Als die Psychiaterin im Auftrag des Gerichts den mittlerweile fünf Jahre und drei Monate alten Buben untersuchte, wies dieser ihren Ausführungen zufolge eine „globale Entwicklungsverzögerung auf allen Ebenen“ auf: Seine grobmotorischen Fähigkeiten entsprechen denen eines Dreijährigen, seine sprachlichen Fähigkeiten einem Zweijährigen, obwohl er seit der Entscheidung des Jugendamts in einem speziellen Programm mit Nachdruck gefördert wird.

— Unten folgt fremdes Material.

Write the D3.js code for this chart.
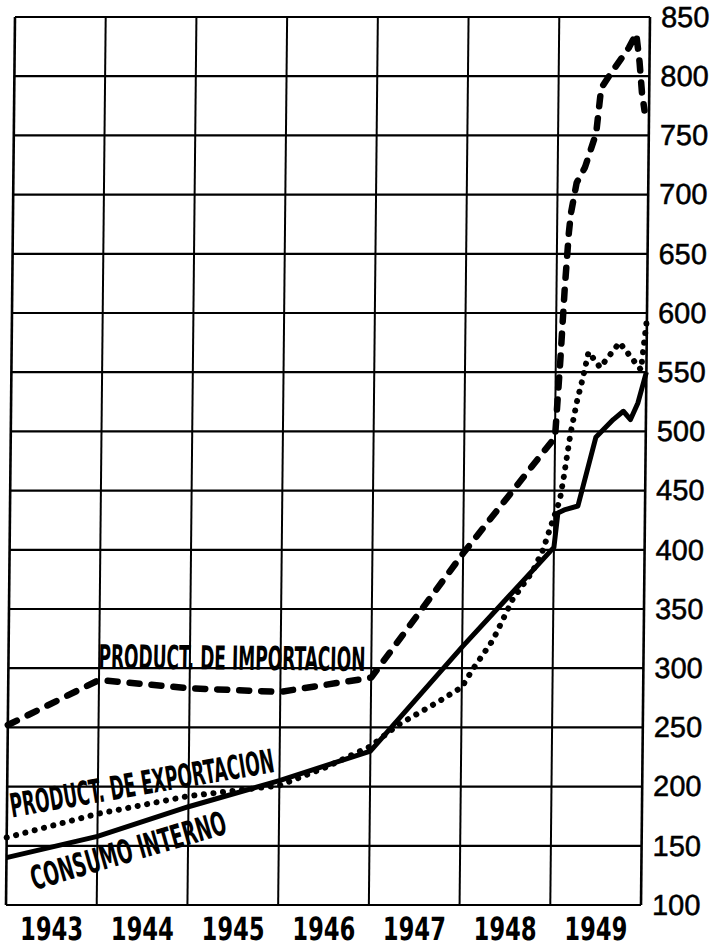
<!DOCTYPE html>
<html>
<head>
<meta charset="utf-8">
<script src="https://cdn.jsdelivr.net/npm/d3@7/dist/d3.min.js"></script>
<style>
  body { margin: 0; background: #fff; }
  svg { display: block; }
</style>
</head>
<body>
<div id="chart"></div>
<script>
// x is in decimal years: 1943.0 = start of 1943, 1950.0 = end of 1949
const yearLabels = ["1943", "1944", "1945", "1946", "1947", "1948", "1949"];
const valueTicks = [100, 150, 200, 250, 300, 350, 400, 450, 500, 550, 600, 650, 700, 750, 800, 850];

// PRODUCT. DE IMPORTACION (dashed)
const importYears = [1943.0, 1944.0, 1945.0, 1946.0, 1947.0, 1948.0, 1949.0, 1949.05, 1949.09, 1949.13, 1949.15,
    1949.21, 1949.3, 1949.42, 1949.47, 1949.58, 1949.68, 1949.77, 1949.85, 1949.89, 1949.92, 1949.95];
const importValues = [252, 290, 283, 280, 292, 397, 495, 560, 620, 668, 684,
    710, 723, 752, 790, 803, 814, 824, 836, 812, 786, 771];

// PRODUCT. DE EXPORTACION (dotted)
const exportYears = [1943.0, 1944.0, 1945.0, 1946.0, 1946.5, 1947.0, 1947.3, 1947.75, 1948.0, 1948.11, 1948.34,
    1948.55, 1948.77, 1948.88, 1948.96, 1949.06, 1949.1, 1949.17, 1949.24, 1949.3, 1949.36, 1949.49, 1949.7, 1949.94, 1950.0];
const exportValues = [157, 177, 192, 201, 216, 234, 252, 272, 284, 298, 324,
    358, 382, 400, 419, 442, 461, 498, 526, 545, 567, 554, 575, 552, 595];

// CONSUMO INTERNO (solid)
const consumoYears = [1943.0, 1944.0, 1945.0, 1946.0, 1947.0, 1948.0, 1949.0, 1949.04, 1949.12, 1949.26,
    1949.45, 1949.64, 1949.75, 1949.83, 1949.91, 1950.0];
const consumoValues = [140, 158, 183, 205, 230, 318, 402, 431, 434, 437,
    495, 510, 517, 510, 524, 550];

const W = 723, H = 947;
const MARGIN = {LEFT: 6, RIGHT: 82, TOP: 17, BOTTOM: 42};

const x = d3.scaleLinear().domain([1943, 1950]).range([MARGIN.LEFT, W - MARGIN.RIGHT]);
const y = d3.scaleLinear().domain([100, 850]).range([H - MARGIN.BOTTOM, MARGIN.TOP]);

const svg = d3.select("#chart").append("svg")
    .attr("width", W)
    .attr("height", H);

svg.append("rect").attr("width", W).attr("height", H).attr("fill", "#fff");

// the scanned sheet leans a little: top edge sits ~9px right of the bottom edge
const g = svg.append("g")
    .attr("transform", `translate(0,${y(100)}) skewX(-0.58) translate(0,${-y(100)})`);

// grid
g.append("g").selectAll("line")
    .data(valueTicks)
    .enter().append("line")
    .attr("x1", x(1943)).attr("x2", x(1950))
    .attr("y1", d => y(d)).attr("y2", d => y(d))
    .attr("stroke", "#000")
    .attr("stroke-width", 2.2);

g.append("g").selectAll("line")
    .data(d3.range(1943, 1951))
    .enter().append("line")
    .attr("x1", d => x(d)).attr("x2", d => x(d))
    .attr("y1", y(850)).attr("y2", y(100))
    .attr("stroke", "#000")
    .attr("stroke-width", d => (d === 1943 || d === 1950) ? 2.6 : 2);

// right value axis
const yAxis = g.append("g")
    .attr("transform", `translate(${x(1950)},0)`)
    .call(d3.axisRight(y).tickValues(valueTicks).tickSize(0).tickPadding(11));
yAxis.select(".domain").remove();
yAxis.selectAll("text")
    .attr("font-family", "'Liberation Sans', Arial, sans-serif")
    .attr("font-size", 29)
    .attr("fill", "#000")
    .attr("stroke", "#000")
    .attr("stroke-width", 0.5);

// year labels, centred under each column
const xAxis = g.append("g")
    .attr("transform", `translate(0,${y(100)})`)
    .call(d3.axisBottom(x)
        .tickValues(yearLabels.map(d => +d + 0.5))
        .tickFormat((d, i) => yearLabels[i])
        .tickSize(0).tickPadding(12));
xAxis.select(".domain").remove();
xAxis.selectAll("text")
    .attr("font-family", "'Liberation Sans Narrow', 'DejaVu Sans Condensed', sans-serif")
    .attr("font-weight", "bold")
    .attr("font-size", 32)
    .attr("fill", "#000")
    .attr("textLength", 63)
    .attr("lengthAdjust", "spacingAndGlyphs");

// series
const line = d3.line().x(d => x(d[0])).y(d => y(d[1]));
const zip = (a, b) => a.map((v, i) => [v, b[i]]);

g.append("path")
    .datum(zip(consumoYears, consumoValues))
    .attr("d", line)
    .attr("fill", "none")
    .attr("stroke", "#000")
    .attr("stroke-width", 5)
    .attr("stroke-linejoin", "round");

g.append("path")
    .datum(zip(exportYears, exportValues))
    .attr("d", line)
    .attr("fill", "none")
    .attr("stroke", "#000")
    .attr("stroke-width", 6)
    .attr("stroke-linecap", "round")
    .attr("stroke-dasharray", "0.1 9.5");

g.append("path")
    .datum(zip(importYears, importValues))
    .attr("d", line)
    .attr("fill", "none")
    .attr("stroke", "#000")
    .attr("stroke-width", 6.5)
    .attr("stroke-linecap", "round")
    .attr("stroke-linejoin", "round")
    .attr("stroke-dasharray", "10 12");

// hand lettered series names
const labels = [
    {text: "PRODUCT. DE IMPORTACION", at: [1943.99, 300], angle: 0.6, len: 267},
    {text: "PRODUCT. DE EXPORTACION", at: [1943.055, 174], angle: -9.8, len: 267},
    {text: "CONSUMO  INTERNO", at: [1943.31, 112.5], angle: -16.4, len: 202}
];
g.append("g").selectAll("text")
    .data(labels)
    .enter().append("text")
    .attr("transform", d => `translate(${x(d.at[0])},${y(d.at[1])}) rotate(${d.angle})`)
    .attr("font-family", "'Liberation Sans Narrow', 'DejaVu Sans Condensed', sans-serif")
    .attr("font-weight", "bold")
    .attr("font-size", 33)
    .attr("fill", "#000")
    .attr("textLength", d => d.len)
    .attr("lengthAdjust", "spacingAndGlyphs")
    .text(d => d.text);
</script>
</body>
</html>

Wenig, aber nicht wesentlich besser sieht es bei einem inzwischen vierjährigen Mädchen und ihrer zwei Jahre und sieben Monate alten Schwester aus. Lediglich der Jüngste - eineinhalb Jahre alt - sei altersadäquat entwickelt. „Bei den anderen würde jeder Laie erkennen, dass diese Kinder nicht altersentsprechend entwickelt sind“, sagte Wörgötter .

Mutter laut Gutachten „erziehungsunfähig“

Der Kindesmutter bescheinigte die Sachverständige wörtlich „absolute Erziehungsunfähigkeit“. Die 24-Jährige leide an einer „primären Mangelbegabung“ und habe bei der Untersuchung „einen infantilen Eindruck hinterlassen“. Sie sei „nicht in der Lage, kindliche Bedürfnisse zu erkennen“, so Wörgötter.

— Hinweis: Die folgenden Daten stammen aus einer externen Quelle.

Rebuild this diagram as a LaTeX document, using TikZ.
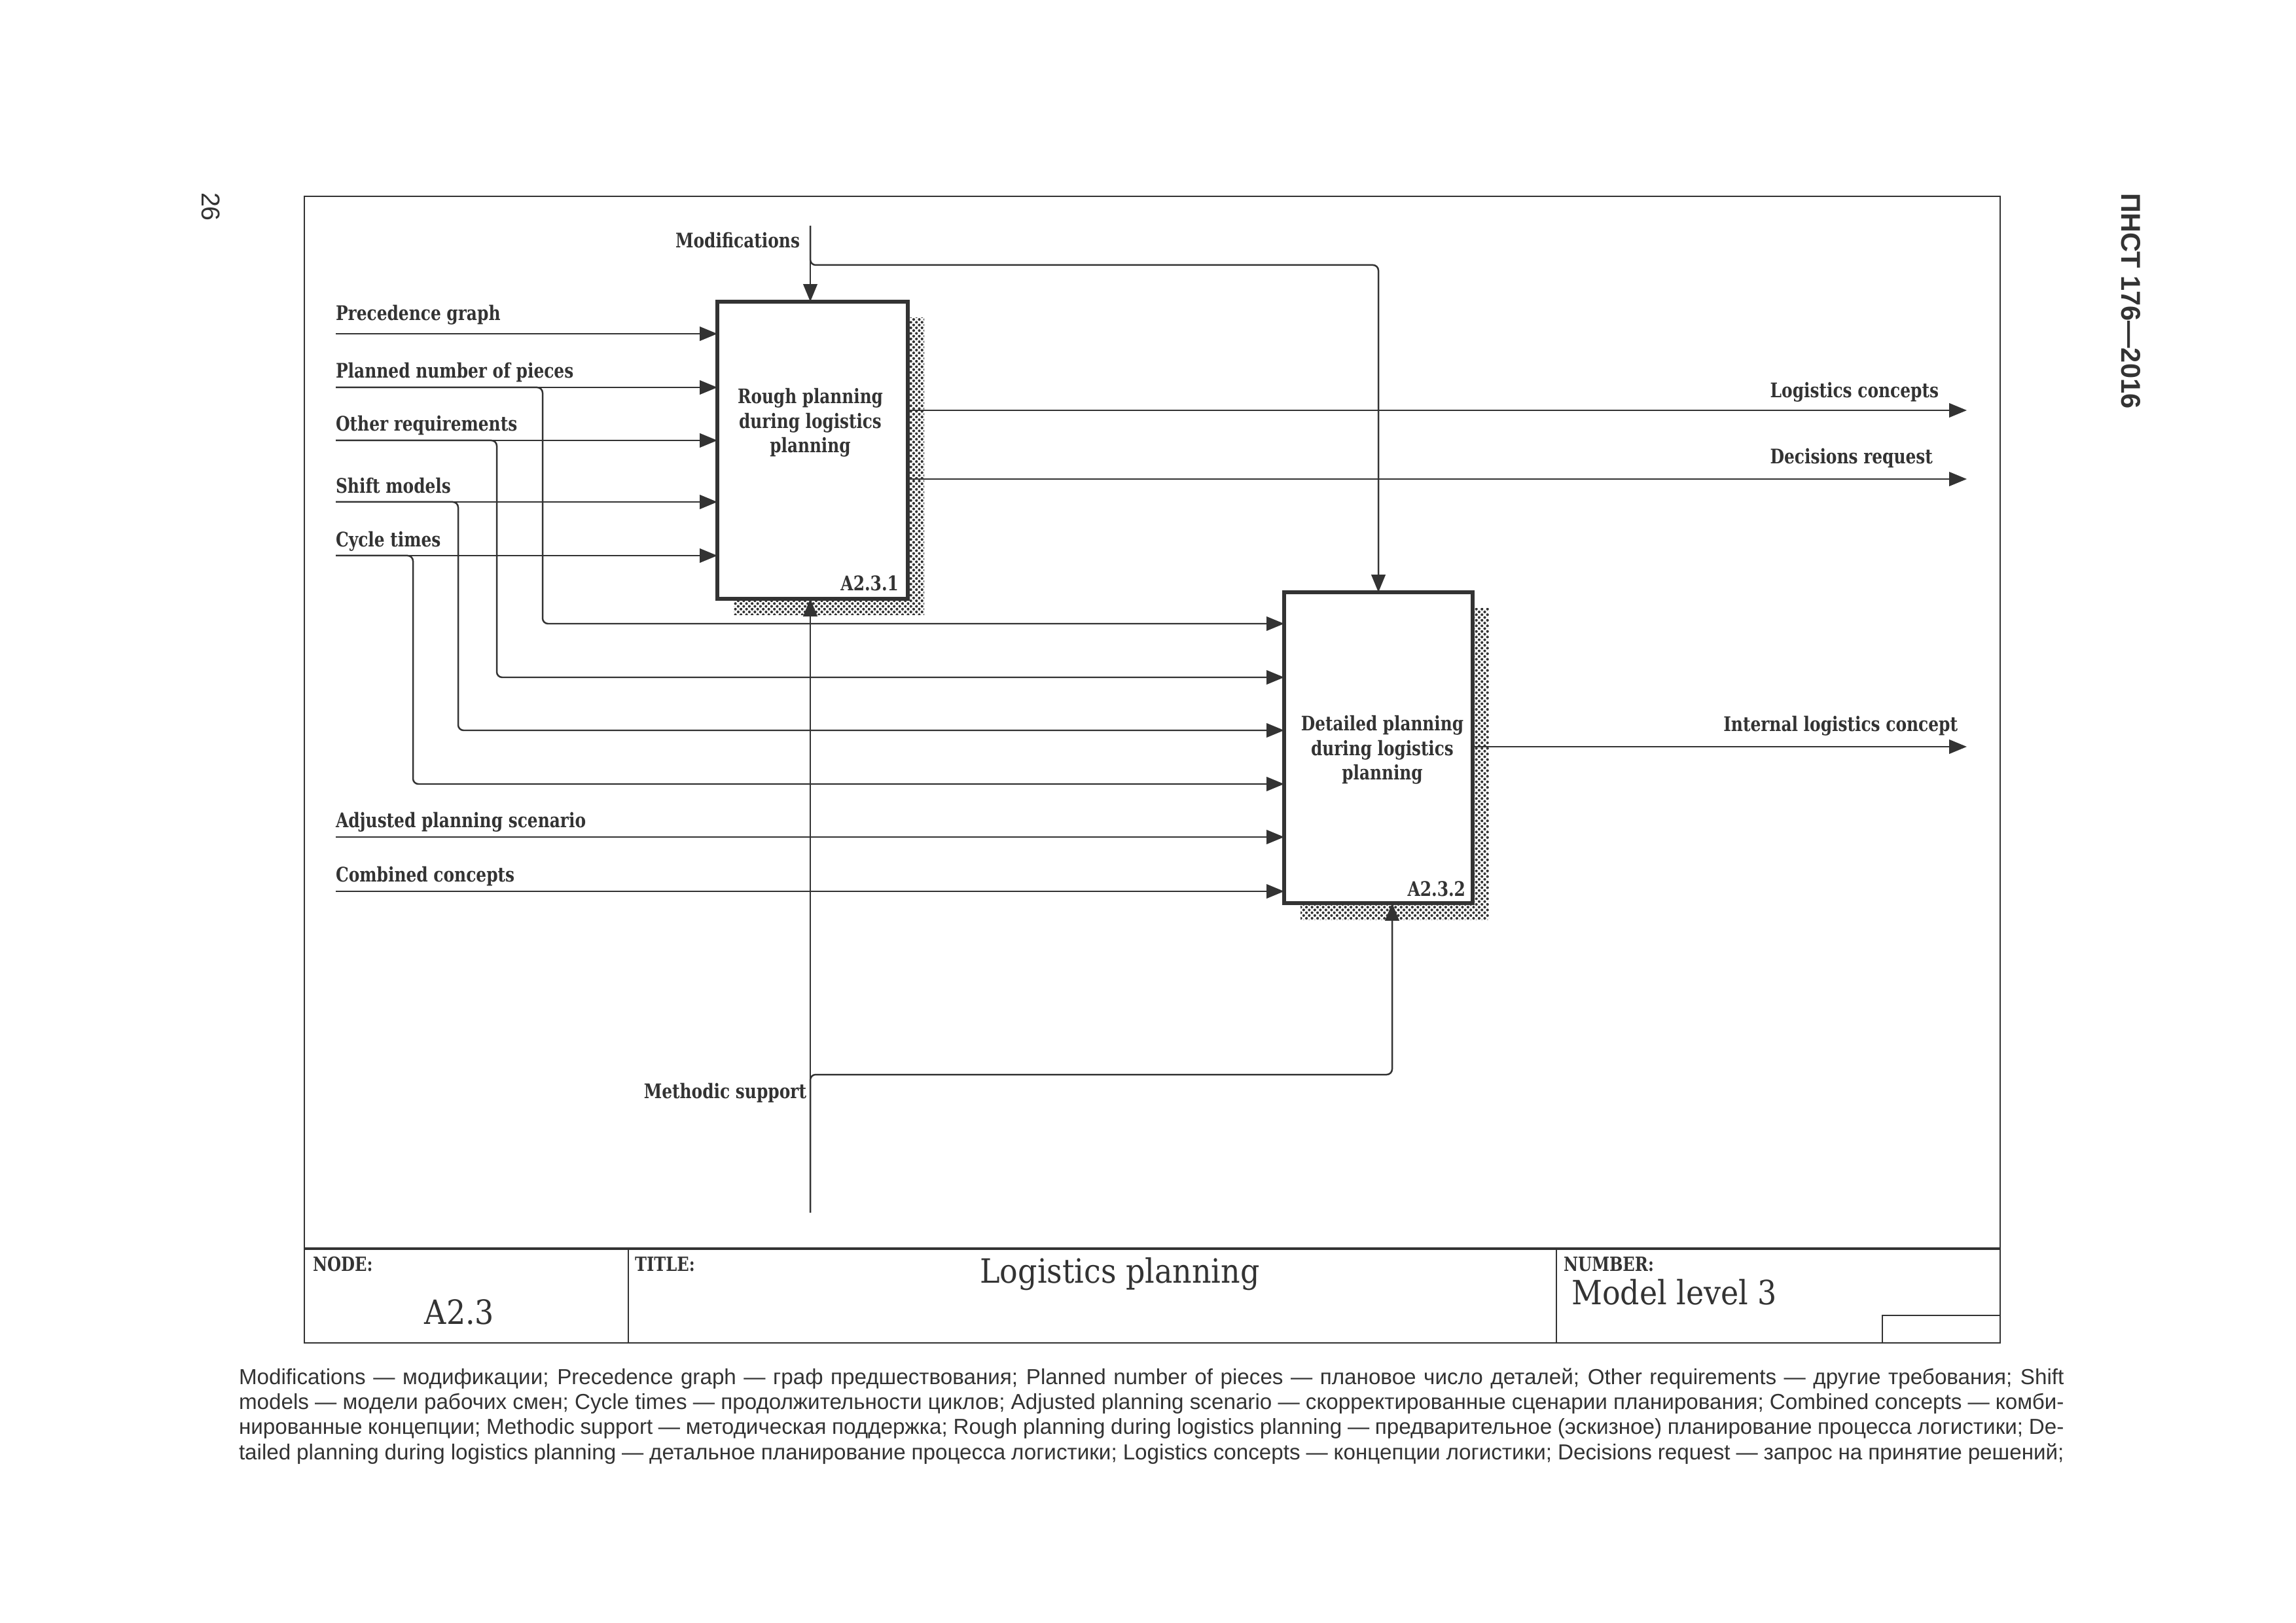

Anders stellte sich die Situation beim Ehemann und der Großmutter dar, die auf die Sachverständige nicht intellektuell minder befähigt wirkten. Der Mann habe „keine Erziehungsfunktion in der Familie übernommen“ und „nicht regulierend eingegriffen, obwohl er dazu in der Lage gewesen wäre“.

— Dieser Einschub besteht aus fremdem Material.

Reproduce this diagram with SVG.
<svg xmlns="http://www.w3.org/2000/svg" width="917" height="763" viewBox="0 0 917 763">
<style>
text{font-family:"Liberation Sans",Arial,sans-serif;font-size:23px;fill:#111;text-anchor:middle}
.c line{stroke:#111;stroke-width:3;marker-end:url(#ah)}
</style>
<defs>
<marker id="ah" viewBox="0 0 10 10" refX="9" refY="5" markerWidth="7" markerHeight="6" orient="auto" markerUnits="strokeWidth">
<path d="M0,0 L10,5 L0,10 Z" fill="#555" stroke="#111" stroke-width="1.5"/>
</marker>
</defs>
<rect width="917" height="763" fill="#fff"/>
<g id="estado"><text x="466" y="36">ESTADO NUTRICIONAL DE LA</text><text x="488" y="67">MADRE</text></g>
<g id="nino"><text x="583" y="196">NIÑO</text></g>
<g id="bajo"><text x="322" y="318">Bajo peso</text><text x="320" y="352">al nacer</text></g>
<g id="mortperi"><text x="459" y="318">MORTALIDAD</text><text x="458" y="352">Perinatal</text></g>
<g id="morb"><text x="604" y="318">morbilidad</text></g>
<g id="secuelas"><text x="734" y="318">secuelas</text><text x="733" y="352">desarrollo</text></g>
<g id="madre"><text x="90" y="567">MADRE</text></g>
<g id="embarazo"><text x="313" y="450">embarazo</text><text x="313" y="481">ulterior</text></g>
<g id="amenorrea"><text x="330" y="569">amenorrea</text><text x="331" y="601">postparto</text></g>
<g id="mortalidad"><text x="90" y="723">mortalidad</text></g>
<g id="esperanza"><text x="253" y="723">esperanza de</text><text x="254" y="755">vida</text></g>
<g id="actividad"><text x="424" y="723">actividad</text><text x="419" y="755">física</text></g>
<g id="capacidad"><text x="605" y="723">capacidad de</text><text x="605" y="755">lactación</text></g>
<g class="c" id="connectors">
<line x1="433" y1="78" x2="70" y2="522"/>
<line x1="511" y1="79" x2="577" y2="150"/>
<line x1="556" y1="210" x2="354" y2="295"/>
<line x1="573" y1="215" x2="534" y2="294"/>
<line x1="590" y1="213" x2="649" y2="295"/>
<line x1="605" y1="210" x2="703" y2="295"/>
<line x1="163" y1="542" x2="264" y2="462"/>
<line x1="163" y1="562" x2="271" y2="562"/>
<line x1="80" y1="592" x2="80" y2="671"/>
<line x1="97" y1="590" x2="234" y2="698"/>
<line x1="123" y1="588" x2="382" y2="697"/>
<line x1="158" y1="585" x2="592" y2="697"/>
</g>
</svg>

Die dominante Person, die vorrangig die Kinder unter sich hatte, war laut Psychiaterin die im selben Haushalt wohnhafte 53 Jahre alte Großmutter, wobei ihre Erziehungsmaßnahmen dem Gutachten zufolge „zweifelsfrei nicht am Kindeswohl orientiert waren“.

Freisprüche vorerst nicht rechtskräftig

Für Richter Daniel Rechenmacher reichte die Beweislage nicht für Schuldsprüche aus. Wie er in seiner Begründung darlegte, bestünde „kein Zweifel, dass die Kinder beträchtlich beeinträchtigt sind und die Ursache eindeutig im Umgang der Familie mit den Kindern liegt“.

Den drei Angeklagten könne aber nicht mit der für ein Strafverfahren erforderlichen Sicherheit nachgewiesen werden, dass ihnen eine für eine Verurteilung erforderliche gröbliche Vernachlässigung bewusst war: „Es fehlt die subjektive Tatseite“. Im Übrigen sei das Strafgericht „der falsche Veranstaltungsort“, diese Sache gehöre primär vom Pflegschaftsgericht geklärt, meinte Rechenmacher.

Die Staatsanwältin, die in ihrem Schlussvortrag aus generalpräventiven Gründen tat- und schuldangemessene Strafen verlangt hatte, gab keine Erklärung ab. Die Freisprüche sind vorerst nicht rechtskräftig. Die älteren zwei Kinder sind derzeit in sozialen Einrichtungen untergebracht, die beiden anderen leben bei Pflegeeltern.